On Mon, Mar 27, 2017 at 12:01 AM, Vladimir Batov via Boost
<boost_at_[hidden]> wrote:
> On 03/26/2017 10:35 PM, Andrey Semashev via Boost wrote:
>>
>> Well, if the ordering predicate plays the defining role, I don't quite see
>> where your gain is. Inserting N elements in an empty flat_set or inserting N
>> elements in a vector and then sorting would give you the same number of
>> calls to the predicate, unless I'm missing something.
>
> I must have failed to describe my use-case as it is not "inserting N
> elements in an empty flat_set". In fact, it is rather inserting quite a
> number (about 50,000 to 200,000 so far) of value_type instances on
> one-by-one basis.

I don't see how that changes anything.

>>>> No, this won't work in general because these methods are not supposed
>>>> to modify the container. In particular, they don't invalidate
>>>> iterators or references, and calling these methods concurrently is
>>>> thread-safe.
>>>
>>> I do not feel those begin() et al will invalidate anything because the
>>> first call to, say, begin() will sort the underlying container once.
>>> After that it all works as usual, right?
>>
>> No, not quite.
>>
>> flat_set< int > fs;
>> fs.reserve(5);

I've made a mistake here in my example, the following line is missing:

  fs.insert(10);

>> auto it1 = fs.begin();
>> auto it2 = fs.insert(42).first;
>> auto it3 = f2.begin(); // invalidates it1 and it2
>
> Well, I do understand that insertion into a std::vector invalidates the
> iterators. :-) I thought you argued (when you said "No, this won't work in
> general because...") that "my" approach (of only sorting on when-needed
> basis) had different to the flat_set behavior.

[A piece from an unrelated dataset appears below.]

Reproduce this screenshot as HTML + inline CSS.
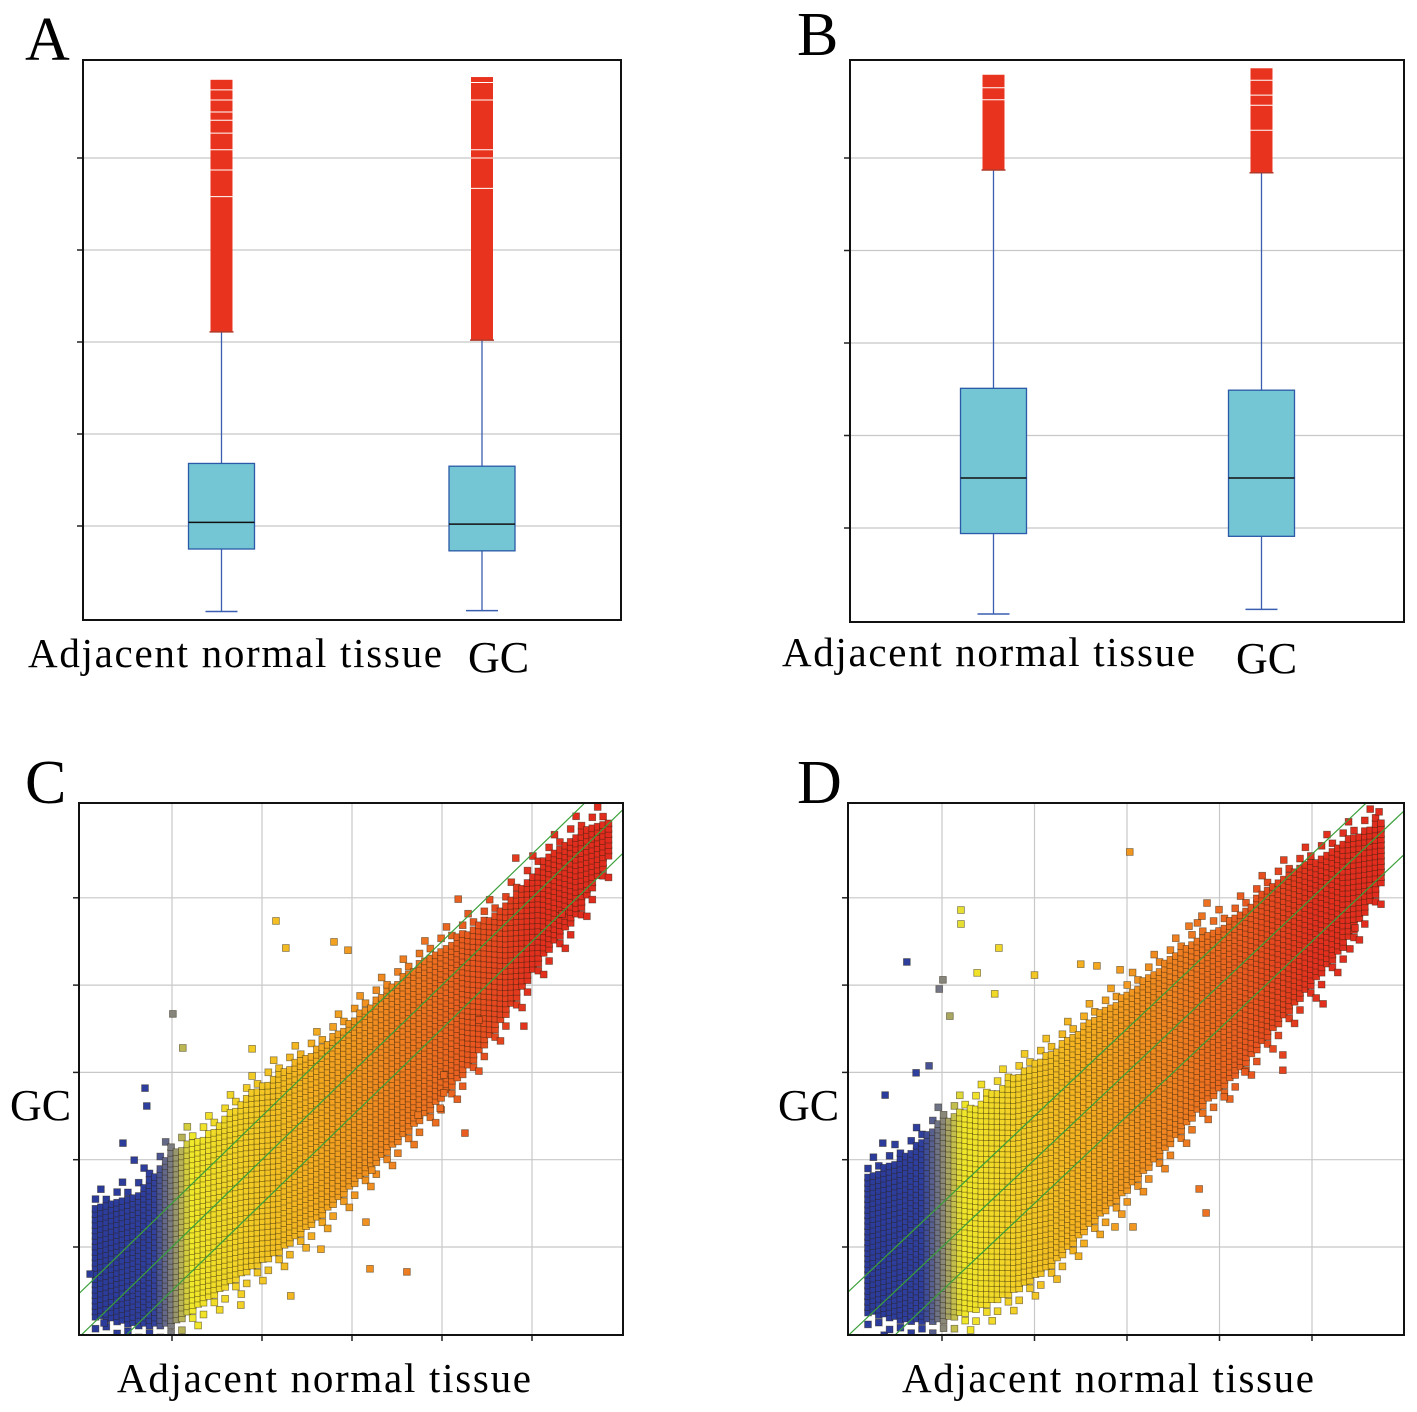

I did, and the example above shows where your proposed change breaks
the previously valid code.

> I argued that it was the
> same. That is, no changes in behavior but a huge construction performance
> boost. That fact should not probably be simply ignored.

I'm not opposed to the idea of optimizing your use case. I just don't
think flat_set is the right tool for it.

The concept of self-organizing containers (including a
staging/scratchbook area) is not new, there is a precedent in
Boost.Intrusive at least. But those tricks typically don't work well
with certain common properties of traditional containers, such as the
ones I mentioned. For this reason it is best to provide these new
features under new names. IOW, propose a new container instead of
subverting behavior of an existing one.

>> Also, as I mentioned, multiple threads may me calling begin() or find()
>> concurrently. These methods must also have const-qualified versions to be
>> able to be used on non-mutable containers.
>
> I can't see any of it as a fundamental problem. They all addressed in
> implementation:
>
> template<typename T, typename Sort>
> struct aux::sorted_vector
> { ...
> iterator begin () { sort_(); return all_.begin(); }
> iterator end () { sort_(); return all_.end(); }
> const_iterator begin () const { sort_(); return all_.begin(); }
> const_iterator end () const { sort_(); return all_.end(); }
> ...
>
> the sort_() takes care of sorting (if/when needed) and MT safety.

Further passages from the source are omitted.